Nebraska high school faces censorship after LGBTQ+ articles

Student newspaper at Grand Island high school shut down after June issue


AP Newsroom

Northwest High School’s administration shut down the Viking Saga student newspaper because of what they deemed to be inappropriate LGBTQ stories

The student-run newspaper, The Northwest Viking Saga, which has been running for 54 years, was shut down by the school’s superintendent after the publication of two LGBTQ columns ran in their final issue last June. 

The Northwest High School Administration called for the journalists to use birth given names in publication, because the use of their preferred names was deemed controversial. 

The student journalists responded to the requirements with two columns for pride month. One featuring the history of pride month and origins of homophobia and an editorial opposing the “Don’t Say Gay” bill  according to The New York Times and AP Newsroom.  

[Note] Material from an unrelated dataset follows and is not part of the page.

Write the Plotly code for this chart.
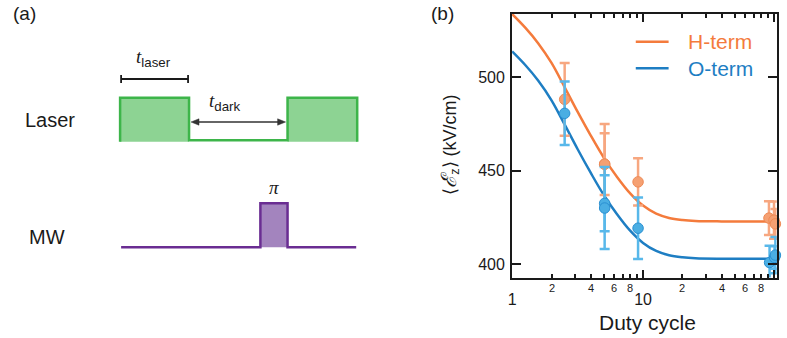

The administration of Northwest High School claimed the shut down to be an administrative decision, but students claim this violated their first amendment rights. In the New York Times article, a lawyer who works on media law cases in Nebraska said that Vice President of Northwest Public Schools’ claim was discrimination against the students views. 

As a result of the controversy, the Student Press Law Center (SPLC) has taken a large part in researching the legality of the situation. Unlike Illinois, Nebraska lacks the student journalist protections that protect the student newspaper staff of Northwest High School. LB 88 was a bill proposed to protect student journalists and media from censorship, but it did not pass, leaving students unprotected to situations like this one.

In Illinois, the Speech Rights of Student Journalists Act protects student journalists from censorship by their school administration regardless of their funding sources or whether the publication is an extracurricular or course taken during the school day. So even if the school funds the newspaper and provides a course for it, they do not have the right to censor journalists for reasonable content. The law does state that student content is not protected if it is libelous, obscene, or incites students to break school rules or laws . 

According to The Independent, this was not the first instance of student journalism censorship in Nebraska: in 2009, the administration blocked an editorial about student attendance to school board meetings at Bellevue East High School, as it was contradictory to the principal’s encouragement to attend student council meetings instead of the board meetings. In 2020, another school blocked the publication regarding racial tensions at North Platte High School after a confederate flag was seen on a student’s truck. The Northwest High School administration claimed that the article was a disruption.  

According to the Student Press Law Center, voices from Nebraska regarding issues of censorship to student journalists are quite frequent due to the lack of student press protections under law and the large size of the state. 

After the shut down of the paper, the former student journalists were relocated to different classes in place of their publication course. They are currently continuing the school year with no student newspaper publication under the rules of the Northwest High School Administration.